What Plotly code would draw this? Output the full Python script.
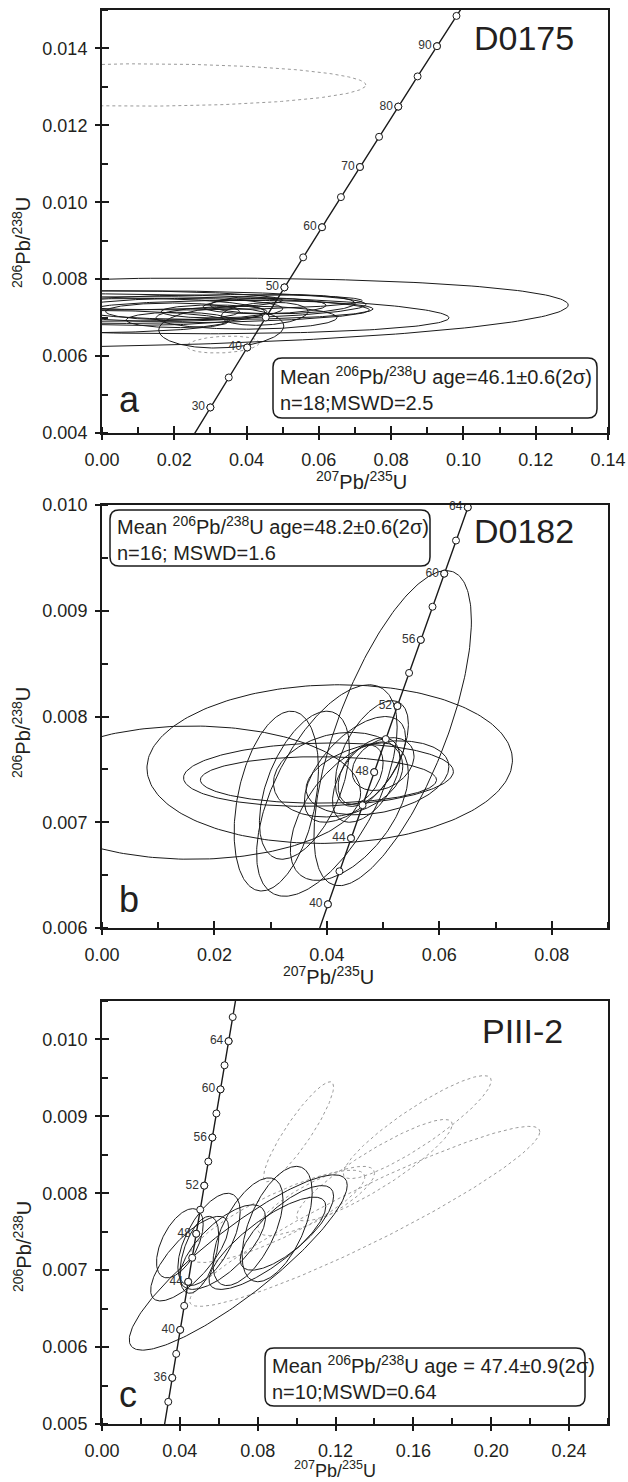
import numpy as np
import plotly.graph_objects as go

FONT = "Liberation Sans, Arial, Helvetica, sans-serif"

# ---------------- data ----------------
# Error ellipses: centre x (207Pb/235U), x half-width, centre y (206Pb/238U), y half-width, correlation
# Panel a  (D0175)
a_x   = [0.000, 0.010, 0.000, 0.005, 0.030, 0.035, 0.033, 0.0195, 0.021, 0.031, 0.045, 0.050, 0.040, 0.000, -0.010, 0.010, 0.020, 0.045]
a_sx  = [0.129, 0.086, 0.073, 0.069, 0.042, 0.040, 0.0173, 0.0185, 0.0143, 0.0146, 0.017, 0.020, 0.025, 0.050, 0.045, 0.035, 0.030, 0.012]
a_y   = [0.00713, 0.00710, 0.00730, 0.00720, 0.00740, 0.00720, 0.00673, 0.00716, 0.00694, 0.00716, 0.00730, 0.00735, 0.00700, 0.00745, 0.00690, 0.00715, 0.00720, 0.00710]
a_sy  = [0.00090, 0.00052, 0.00040, 0.00035, 0.00020, 0.00025, 0.00052, 0.00022, 0.00020, 0.00017, 0.00020, 0.00025, 0.00030, 0.00025, 0.00030, 0.00035, 0.00030, 0.00030]
a_rho = [0.22, -0.20, 0.10, 0.00, 0.20, 0.10, 0.10, 0.00, 0.00, 0.00, 0.10, 0.10, 0.00, 0.00, 0.00, 0.00, 0.10, 0.20]
# rejected analyses (grey dashed)
ag_x   = [0.010, 0.0335]
ag_sx  = [0.063, 0.010]
ag_y   = [0.01305, 0.00630]
ag_sy  = [0.00055, 0.00022]
ag_rho = [0.0, 0.2]

# Panel b  (D0182)
b_x   = [0.016, 0.0405, 0.0385, 0.0385, 0.0517, 0.031, 0.036, 0.049, 0.045, 0.047, 0.044, 0.040, 0.048, 0.050, 0.042, 0.046]
b_sx  = [0.030, 0.0325, 0.024, 0.021, 0.0140, 0.0075, 0.008, 0.0127, 0.009, 0.006, 0.0105, 0.0125, 0.0065, 0.0055, 0.0115, 0.004]
b_y   = [0.00728, 0.00755, 0.00745, 0.00740, 0.00789, 0.00720, 0.00735, 0.00742, 0.00750, 0.00740, 0.00710, 0.00730, 0.00765, 0.00755, 0.00745, 0.00745]
b_sy  = [0.00063, 0.00075, 0.00030, 0.00022, 0.00149, 0.00085, 0.00070, 0.00035, 0.00050, 0.00040, 0.00065, 0.00100, 0.00050, 0.00025, 0.00040, 0.00028]
b_rho = [0.0, 0.05, 0.1, 0.0, 0.68, 0.35, 0.5, 0.3, 0.6, 0.5, 0.55, 0.6, 0.55, 0.3, 0.2, 0.4]

# Panel c  (PIII-2)
c_x   = [0.070, 0.045, 0.055, 0.040, 0.062, 0.075, 0.090, 0.095, 0.050, 0.085]
c_sx  = [0.056, 0.020, 0.016, 0.012, 0.022, 0.018, 0.018, 0.024, 0.010, 0.030]
c_y   = [0.00710, 0.00715, 0.00740, 0.00735, 0.00730, 0.00750, 0.00760, 0.00755, 0.00720, 0.00735]
c_sy  = [0.00114, 0.00055, 0.00060, 0.00045, 0.00055, 0.00070, 0.00075, 0.00055, 0.00050, 0.00060]
c_rho = [0.88, 0.75, 0.60, 0.55, 0.70, 0.60, 0.55, 0.75, 0.50, 0.80]
cg_x   = [0.162, 0.135, 0.140, 0.101, 0.090, 0.110]
cg_sx  = [0.038, 0.090, 0.040, 0.018, 0.045, 0.030]
cg_y   = [0.00886, 0.00770, 0.00830, 0.00880, 0.00770, 0.00790]
cg_sy  = [0.00067, 0.00117, 0.00066, 0.00065, 0.00060, 0.00045]
cg_rho = [0.90, 0.94, 0.90, 0.90, 0.85, 0.80]

# Concordia age markers (Ma) and labelled ages
a_ages   = [30, 35, 40, 45, 50, 55, 60, 65, 70, 75, 80, 85, 90, 95]
a_labels = [30, 40, 50, 60, 70, 80, 90]
b_ages   = [40, 42, 44, 46, 48, 50, 52, 54, 56, 58, 60, 62, 64]
b_labels = [40, 44, 48, 52, 56, 60, 64]
c_ages   = [34, 36, 38, 40, 42, 44, 46, 48, 50, 52, 54, 56, 58, 60, 62, 64, 66]
c_labels = [36, 40, 44, 48, 52, 56, 60, 64]

sample_names = ["D0175", "D0182", "PIII-2"]
panel_letters = ["a", "b", "c"]
mean_texts = [
    "Mean <sup>206</sup>Pb/<sup>238</sup>U age=46.1±0.6(2σ)<br>n=18;MSWD=2.5",
    "Mean <sup>206</sup>Pb/<sup>238</sup>U age=48.2±0.6(2σ)<br>n=16; MSWD=1.6",
    "Mean <sup>206</sup>Pb/<sup>238</sup>U age = 47.4±0.9(2σ)<br>n=10;MSWD=0.64",
]
x_title = "<sup>207</sup>Pb/<sup>235</sup>U"
y_title = "<sup>206</sup>Pb/<sup>238</sup>U"

# ---------------- helpers ----------------
L238 = 1.55125e-4   # decay constants per Ma
L235 = 9.8485e-4


def concordia(t):
    t = np.asarray(t, dtype=float)
    return np.expm1(L235 * t), np.expm1(L238 * t)


def ellipse_group(xs, sxs, ys, sys_, rhos):
    th = np.linspace(0, 2 * np.pi, 241)
    X, Y = [], []
    for cx, sx, cy, sy, r in zip(xs, sxs, ys, sys_, rhos):
        X += list(cx + sx * np.cos(th)) + [None]
        Y += list(cy + sy * (r * np.cos(th) + np.sqrt(1 - r * r) * np.sin(th))) + [None]
    return X, Y


W, H = 628, 1482
PL, PR, PT, PB = 102, 608, 10, 1424   # plot area in page pixels


def px(x):
    return (x - PL) / (PR - PL)


def py(y):
    return (PB - y) / (PB - PT)


panels = [
    dict(xr=[0, 0.14], yr=[0.004, 0.015], xd=0.02, xm=0.01, yd=0.002, ym=0.001,
         top=10, bot=433, ell=(a_x, a_sx, a_y, a_sy, a_rho), grey=(ag_x, ag_sx, ag_y, ag_sy, ag_rho),
         ages=a_ages, labels=a_labels, trange=(20, 100), xto=47, xts=20,
         box=(273, 358, 597, 418), xtc=361, ytc=243, name_y=38, name_x=576, letter_y=400),
    dict(xr=[0, 0.09], yr=[0.006, 0.010], xd=0.02, xm=0.01, yd=0.001, ym=0.0005,
         top=505, bot=928, ell=(b_x, b_sx, b_y, b_sy, b_rho), grey=None,
         ages=b_ages, labels=b_labels, trange=(35, 70), xto=47, xts=20,
         box=(110, 510, 430, 566), xtc=328, ytc=733, name_y=531, name_x=576, letter_y=899),
    dict(xr=[0, 0.26], yr=[0.005, 0.0105], xd=0.04, xm=0.02, yd=0.001, ym=0.0005,
         top=1001, bot=1424, ell=(c_x, c_sx, c_y, c_sy, c_rho), grey=(cg_x, cg_sx, cg_y, cg_sy, cg_rho),
         ages=c_ages, labels=c_labels, trange=(30, 70), xto=45, xts=18,
         box=(265, 1348, 585, 1406), xtc=335, ytc=1247, name_y=1031, name_x=565, letter_y=1394),
]

fig = go.Figure()
layout = dict(
    width=W, height=H,
    margin=dict(l=PL, r=W - PR, t=PT, b=H - PB, autoexpand=False),
    paper_bgcolor="white", plot_bgcolor="white", showlegend=False,
    font=dict(family=FONT, color="#231f20"),
)
annotations, shapes = [], []

for i, p in enumerate(panels):
    n = i + 1
    sfx = "" if n == 1 else str(n)
    xa, ya = "x" + sfx, "y" + sfx
    ox, oy = "x" + str(n + 3), "y" + str(n + 3)
    dom = [py(p["bot"]), min(1.0, py(p["top"]))]

    # grey rejected ellipses
    if p["grey"] is not None:
        gx, gy = ellipse_group(*p["grey"])
        fig.add_trace(go.Scatter(x=gx, y=gy, mode="lines", xaxis=xa, yaxis=ya, hoverinfo="skip",
                                 line=dict(color="#9a9a9a", width=1, dash="dot")))
    ex, ey = ellipse_group(*p["ell"])
    fig.add_trace(go.Scatter(x=ex, y=ey, mode="lines", xaxis=xa, yaxis=ya, hoverinfo="skip",
                             line=dict(color="#1a1a1a", width=1)))

    # concordia curve and age markers
    tt = np.linspace(p["trange"][0], p["trange"][1], 300)
    cx, cy = concordia(tt)
    fig.add_trace(go.Scatter(x=cx, y=cy, mode="lines", xaxis=xa, yaxis=ya, hoverinfo="skip",
                             line=dict(color="#1a1a1a", width=1.4)))
    mx, my = concordia(p["ages"])
    fig.add_trace(go.Scatter(x=mx, y=my, mode="markers", xaxis=xa, yaxis=ya,
                             cliponaxis=False, hoverinfo="skip",
                             marker=dict(size=7, color="white", line=dict(color="#1a1a1a", width=1))))
    lx, ly = concordia(p["labels"])
    fig.add_trace(go.Scatter(x=lx, y=ly, mode="markers+text", xaxis=xa, yaxis=ya,
                             text=[str(a) for a in p["labels"]],
                             textposition="middle left", cliponaxis=False, hoverinfo="skip",
                             textfont=dict(size=12, color="#333333", family=FONT),
                             marker=dict(size=7, color="white", line=dict(color="#1a1a1a", width=1))))
    # dummy trace for the overlay (inside tick) axes
    fig.add_trace(go.Scatter(x=[p["xr"][0]], y=[p["yr"][0]], mode="markers", xaxis=ox, yaxis=oy,
                             marker=dict(opacity=0), hoverinfo="skip"))

    common = dict(showgrid=False, zeroline=False, showline=True, linecolor="#1a1a1a", linewidth=2,
                  mirror=True, ticks="outside", ticklen=5, tickwidth=1.5, tickcolor="#1a1a1a",
                  tickfont=dict(size=18, family=FONT, color="#231f20"), ticklabelstandoff=4,
                  automargin=False)
    layout["xaxis" + sfx] = dict(common, range=p["xr"], dtick=p["xd"], tick0=0, tickformat=".2f",
                                 anchor=ya, domain=[0, 1],
                                 minor=dict(dtick=p["xm"], tick0=0, ticks="inside", ticklen=6,
                                            tickwidth=1.5, tickcolor="#1a1a1a", showgrid=False))
    layout["yaxis" + sfx] = dict(common, range=p["yr"], dtick=p["yd"], tick0=0, tickformat=".3f",
                                 anchor=xa, domain=dom,
                                 minor=dict(dtick=p["ym"], tick0=0, ticks="inside", ticklen=6,
                                            tickwidth=1.5, tickcolor="#1a1a1a", showgrid=False))
    ov = dict(showgrid=False, zeroline=False, showline=False, showticklabels=False,
              ticks="inside", ticklen=7, tickwidth=1.5, tickcolor="#1a1a1a")
    layout["xaxis" + str(n + 3)] = dict(ov, range=p["xr"], dtick=p["xd"], tick0=0,
                                        overlaying=xa, anchor=oy, side="bottom")
    layout["yaxis" + str(n + 3)] = dict(ov, range=p["yr"], dtick=p["yd"], tick0=0,
                                        overlaying=ya, anchor=ox, side="left")

    # rounded text box with the mean age
    x0, y0, x1, y1 = p["box"]
    r = 9
    path = (f"M {px(x0 + r)},{py(y0)} L {px(x1 - r)},{py(y0)} Q {px(x1)},{py(y0)} {px(x1)},{py(y0 + r)} "
            f"L {px(x1)},{py(y1 - r)} Q {px(x1)},{py(y1)} {px(x1 - r)},{py(y1)} "
            f"L {px(x0 + r)},{py(y1)} Q {px(x0)},{py(y1)} {px(x0)},{py(y1 - r)} "
            f"L {px(x0)},{py(y0 + r)} Q {px(x0)},{py(y0)} {px(x0 + r)},{py(y0)} Z")
    shapes.append(dict(type="path", path=path, xref="paper", yref="paper",
                       line=dict(color="#1a1a1a", width=1.5), fillcolor="rgba(255,255,255,0)"))
    annotations.append(dict(text=mean_texts[i], xref="paper", yref="paper", x=px(x0 + 5),
                            y=py((y0 + y1) / 2), xanchor="left", yanchor="middle", align="left",
                            showarrow=False, font=dict(size=20, family=FONT, color="#231f20")))
    # sample name and panel letter
    annotations.append(dict(text=sample_names[i], xref="paper", yref="paper", x=px(p["name_x"]),
                            y=py(p["name_y"]), xanchor="right", yanchor="middle", showarrow=False,
                            font=dict(size=34, family=FONT, color="#231f20")))
    annotations.append(dict(text=panel_letters[i], xref="paper", yref="paper", x=px(117),
                            y=py(p["letter_y"]), xanchor="left", yanchor="middle", showarrow=False,
                            font=dict(size=36, family=FONT, color="#231f20")))
    # axis titles
    annotations.append(dict(text=x_title, xref="paper", yref="paper", x=px(p["xtc"]),
                            y=py(p["bot"] + p["xto"]), xanchor="center", yanchor="middle",
                            showarrow=False, font=dict(size=p["xts"], family=FONT, color="#231f20")))
    annotations.append(dict(text=y_title, xref="paper", yref="paper", x=px(22),
                            y=py(p["ytc"]), xanchor="center", yanchor="middle", showarrow=False,
                            textangle=-90, font=dict(size=20, family=FONT, color="#231f20")))

layout["annotations"] = annotations
layout["shapes"] = shapes
fig.update_layout(**layout)
fig.write_html("out.html", config={"displayModeBar": False},
               post_script="document.body.style.margin='0';document.body.style.overflow='hidden';")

Problem to work on: Give again exactly the lines running from the beginning of the material above through the line that contains "ag_rho = [0.0, 0.2]", and leave out every picture.

Result of this task:
What Plotly code would draw this? Output the full Python script.
import numpy as np
import plotly.graph_objects as go

FONT = "Liberation Sans, Arial, Helvetica, sans-serif"

# ---------------- data ----------------
# Error ellipses: centre x (207Pb/235U), x half-width, centre y (206Pb/238U), y half-width, correlation
# Panel a  (D0175)
a_x   = [0.000, 0.010, 0.000, 0.005, 0.030, 0.035, 0.033, 0.0195, 0.021, 0.031, 0.045, 0.050, 0.040, 0.000, -0.010, 0.010, 0.020, 0.045]
a_sx  = [0.129, 0.086, 0.073, 0.069, 0.042, 0.040, 0.0173, 0.0185, 0.0143, 0.0146, 0.017, 0.020, 0.025, 0.050, 0.045, 0.035, 0.030, 0.012]
a_y   = [0.00713, 0.00710, 0.00730, 0.00720, 0.00740, 0.00720, 0.00673, 0.00716, 0.00694, 0.00716, 0.00730, 0.00735, 0.00700, 0.00745, 0.00690, 0.00715, 0.00720, 0.00710]
a_sy  = [0.00090, 0.00052, 0.00040, 0.00035, 0.00020, 0.00025, 0.00052, 0.00022, 0.00020, 0.00017, 0.00020, 0.00025, 0.00030, 0.00025, 0.00030, 0.00035, 0.00030, 0.00030]
a_rho = [0.22, -0.20, 0.10, 0.00, 0.20, 0.10, 0.10, 0.00, 0.00, 0.00, 0.10, 0.10, 0.00, 0.00, 0.00, 0.00, 0.10, 0.20]
# rejected analyses (grey dashed)
ag_x   = [0.010, 0.0335]
ag_sx  = [0.063, 0.010]
ag_y   = [0.01305, 0.00630]
ag_sy  = [0.00055, 0.00022]
ag_rho = [0.0, 0.2]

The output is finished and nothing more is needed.